In a conference call, Steve “Woody” Woodward, president and CEO of Kirkland’s, cited difficulty securing holiday merchandise and the cadence at which it arrived in stores. For example, he said, Christmas ornaments arrived well before trees and prevented normal tandem merchandising and hurt sales in the third quarter, which exacerbated a challenge that developed when customer harvest purchasing fell off earlier than expected. A staffing shortage, Woodward added, worsened the situation because, when trucks arrived with product, it took longer to get product moved to and properly presented on sales floors.
“While the third quarter had its challenges, we remain confident in our overall position as we continue executing upon our long-term transformation strategy,” Woodward said. “We experienced softer than expected sales in the final weeks of the quarter but ended with an 8.4% two-year comparable sales increase. We continue to navigate the broader macro issues related to supply chain and labor constraints, which affected year-over-year profitability. Stripping away the incremental freight costs in our supply chain, we continued to achieve gross margin expansion.”

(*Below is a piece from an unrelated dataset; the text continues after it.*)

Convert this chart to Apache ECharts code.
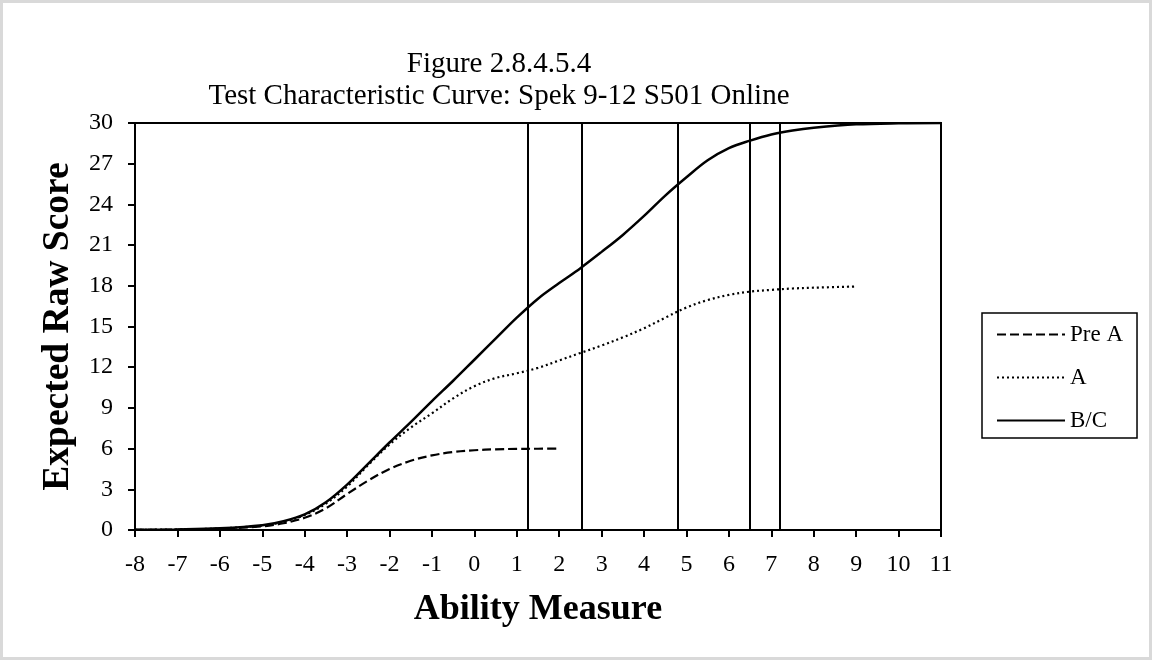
<!DOCTYPE html>
<html><head><meta charset="utf-8">
<script src="https://cdn.jsdelivr.net/npm/echarts@6/dist/echarts.min.js"></script>
<style>html,body{margin:0;padding:0;background:#fff}#c{width:1152px;height:660px}</style>
</head><body><div id="c"></div>
<script>
// ---- data ----
const titleLines = ['Figure 2.8.4.5.4', 'Test Characteristic Curve: Spek 9-12 S501 Online'];
const seriesNames = ['Pre A', 'A', 'B/C'];

const abilityPreA = [-8, -7, -6, -5, -4.5, -4, -3.5, -3, -2.5, -2, -1.5, -1, -0.5, 0, 0.5, 1, 1.5, 2];
const scorePreA   = [0.01, 0.03, 0.1, 0.27, 0.5, 0.9, 1.6, 2.65, 3.65, 4.5, 5.1, 5.5, 5.75, 5.88, 5.95, 5.98, 5.99, 6.0];

const abilityA = [-8, -7, -6, -5, -4.5, -4, -3.5, -3, -2.5, -2, -1.5, -1, -0.5, 0, 0.5, 1, 1.5, 2, 2.5, 3, 3.5, 4, 4.5, 5, 5.5, 6, 6.5, 7, 7.5, 8, 9];
const scoreA   = [0.01, 0.04, 0.12, 0.33, 0.6, 1.1, 1.95, 3.2, 4.8, 6.3, 7.55, 8.6, 9.7, 10.6, 11.2, 11.55, 11.95, 12.5, 13.05, 13.6, 14.2, 14.87, 15.65, 16.4, 16.95, 17.33, 17.57, 17.7, 17.8, 17.86, 17.95];

const abilityBC = [-8, -7, -6, -5, -4.5, -4, -3.5, -3, -2.5, -2, -1.5, -1, -0.5, 0, 0.5, 1, 1.5, 2, 2.5, 3, 3.5, 4, 4.5, 5, 5.5, 6, 6.5, 7, 7.5, 8, 9, 10, 11];
const scoreBC   = [0.01, 0.04, 0.12, 0.35, 0.65, 1.15, 2.05, 3.35, 4.9, 6.45, 7.95, 9.5, 11.0, 12.55, 14.1, 15.65, 17.05, 18.2, 19.3, 20.5, 21.75, 23.15, 24.65, 26.0, 27.25, 28.15, 28.7, 29.15, 29.45, 29.65, 29.9, 29.98, 30.0];

const cutScores = [1.25, 2.54, 4.8, 6.5, 7.19];

const xMin = -8, xMax = 11, xStep = 1;
const yMin = 0, yMax = 30, yStep = 3;

// ---- chart ----
const FONT = "'Liberation Serif', 'Times New Roman', serif";
const pairs = (xs, ys) => xs.map((x, i) => [x, ys[i]]);

const chart = echarts.init(document.getElementById('c'), null, {renderer: 'canvas'});
chart.setOption({
  animation: false,
  backgroundColor: '#fff',
  graphic: [
    {type: 'rect', shape: {x: 1.5, y: 1.5, width: 1149, height: 657}, style: {fill: 'none', stroke: '#d9d9d9', lineWidth: 3}, silent: true},
    {type: 'text', x: 499, y: 64, style: {text: titleLines[0], font: '29px ' + FONT, fill: '#000', textAlign: 'center', textVerticalAlign: 'middle'}},
    {type: 'text', x: 499, y: 96, style: {text: titleLines[1], font: '29px ' + FONT, fill: '#000', textAlign: 'center', textVerticalAlign: 'middle'}}
  ],
  grid: {left: 135, right: 211, top: 123, bottom: 130, show: true, borderColor: '#000', borderWidth: 2, backgroundColor: 'transparent'},
  legend: {
    orient: 'vertical', left: 982, top: 313,
    padding: [10, 14, 6, 14],
    itemWidth: 68, itemHeight: 14, itemGap: 20,
    borderColor: '#000', borderWidth: 1.5,
    itemStyle: {opacity: 0},
    data: seriesNames,
    textStyle: {fontFamily: FONT, fontSize: 23, color: '#000'}
  },
  xAxis: {
    type: 'value', min: xMin, max: xMax, interval: xStep,
    name: 'Ability Measure', nameLocation: 'middle', nameGap: 62,
    nameTextStyle: {fontFamily: FONT, fontSize: 36, fontWeight: 'bold', color: '#000'},
    axisLine: {show: true, onZero: false, lineStyle: {color: '#000', width: 2}},
    axisTick: {show: true, inside: false, length: 7, lineStyle: {color: '#000', width: 2}},
    axisLabel: {fontFamily: FONT, fontSize: 24, color: '#000', margin: 23},
    splitLine: {show: false}
  },
  yAxis: {
    type: 'value', min: yMin, max: yMax, interval: yStep,
    name: 'Expected Raw Score', nameLocation: 'middle', nameGap: 58, nameRotate: 90,
    nameTextStyle: {fontFamily: FONT, fontSize: 37.5, fontWeight: 'bold', color: '#000'},
    axisLine: {show: true, onZero: false, lineStyle: {color: '#000', width: 2}},
    axisTick: {show: true, inside: false, length: 7, lineStyle: {color: '#000', width: 2}},
    axisLabel: {fontFamily: FONT, fontSize: 24, color: '#000', margin: 22},
    splitLine: {show: false}
  },
  series: [
    {
      name: seriesNames[0], type: 'line', data: pairs(abilityPreA, scorePreA),
      smooth: 0.35, symbol: 'none', showSymbol: false,
      itemStyle: {color: '#000'},
      lineStyle: {color: '#000', width: 2.2, type: [9, 4]}
    },
    {
      name: seriesNames[1], type: 'line', data: pairs(abilityA, scoreA),
      smooth: 0.35, symbol: 'none', showSymbol: false,
      itemStyle: {color: '#000'},
      lineStyle: {color: '#000', width: 2.2, type: [2, 3]}
    },
    {
      name: seriesNames[2], type: 'line', data: pairs(abilityBC, scoreBC),
      smooth: 0.35, symbol: 'none', showSymbol: false,
      itemStyle: {color: '#000'},
      lineStyle: {color: '#000', width: 2.5, type: 'solid'},
      markLine: {
        silent: true, symbol: ['none', 'none'], label: {show: false},
        lineStyle: {color: '#000', width: 2, type: 'solid'},
        data: cutScores.map(v => ({xAxis: v}))
      }
    }
  ]
});
</script>
</body></html>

Woodward added, “We were impacted by inconsistent traffic patterns and broader supply chain constraints. During Black Friday, we saw in-store traffic remain relatively flat on a year-over-year basis, but there was a meaningful decline in e-commerce traffic, which led to a total sales comp decline for the first month of the fiscal fourth quarter…. Despite these headwinds, we are excited about the progress we’ve been making as we enter 2022. We’ve started a brand awareness campaign ahead of our rebranding launch to Kirkland’s Home, which we expect to take place in the first quarter of 2022. Additionally, we are working to strengthen our digital capabilities within the e-commerce site to further enhance the omnichannel experience for our customers. We are also prioritizing our in-store floor layouts for new furniture and outdoor product assortments that we are rolling out in the first half of the year. We believe having a strong furniture and outdoor merchandise mix will help mitigate our seasonal reliance on holiday shopping and help drive new customer growth going forward.”
Long-term, Woodward said, Kirkland’s is moving forward toward its financial targets and executing against strategic initiatives.
“We firmly believe we are on track to become a high-performance specialty home furnishing retailer with quality products at affordable price points. Although we don’t have a clear indication of when supply chain constraints will subside, we are experiencing strong sell-through with the new product assortments that we are able to get to our floor, which gives us further confidence that our merchandise transformation is working and resonating with consumers.”